The last time I reviewed this chart I pondered the possibility of a turning point or the start of a regime change for volatility… this was premature. Since then this alternative view of volatility for the S&P500 – the rolling 12-month count of daily price moves exceeding +/-1% has moved lower to a fresh 22-year low: matching the low point in December 1995. It is now very close to reaching the 1973 low (in fact, just another 13 trading days without a 1% move will get us there, so this is indeed extreme).
What’s also interesting is if you change the parameters of the indicator e.g. to +/- 0.50% it drops to just 59 (i.e. only 59 days in the past year did price move by more than 50bps either way). This is the lowest reading since 1965. Similarly if you change the parameter up to 2% (plus or minus), the indicator shows just 1 day out of the past 12 months had a move greater than 200bps either way. It makes for a very calm market experience, and I believe this is a key reason why investor optimism has risen so significantly.

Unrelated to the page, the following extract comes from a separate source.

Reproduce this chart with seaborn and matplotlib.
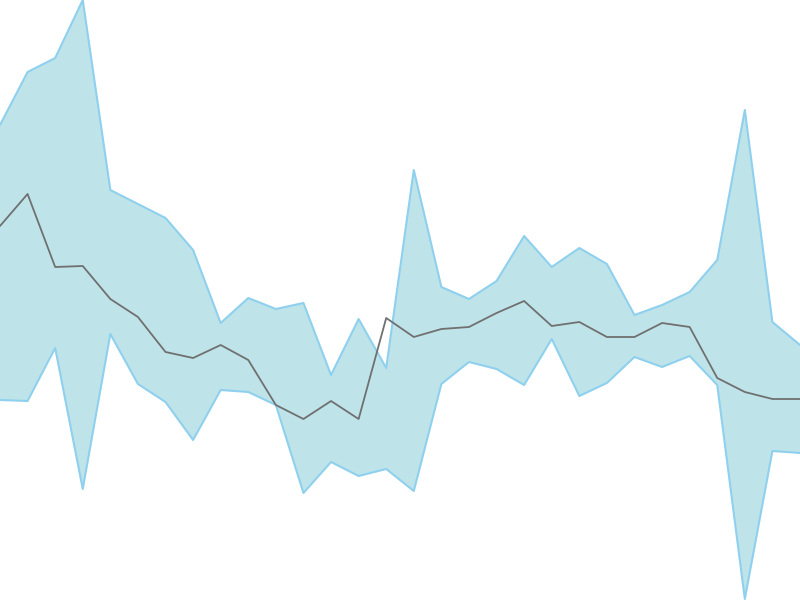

Lower volatility can be a blessing in that it encourages investors back into the markets due to a perception of safety, this in turn drives prices higher and volatility lower - a virtuous cycle. This cycle will get broken at some point, because one thing we know about markets is that extremes never last, and extremes often signal that a turning point is near. Whether a market regime change to a more volatile and erratic bull market, or to turbulent times of a more sinister nature, low volatility may last - but not forever!
The rolling 12-month count of daily price moves exceeding 100bps +/- has dropped to a fresh 22-year low. Volatility is extremely low by this measure, and is unlikely to stay that way.
Changing the parameters for the indicator shows even more extreme readings at the 50 basis point level - it gives the lowest reading since 1965, truly remarkable times for the market. Calm prices and steadily higher stocks at an index level make for fertile ground for investor optimism.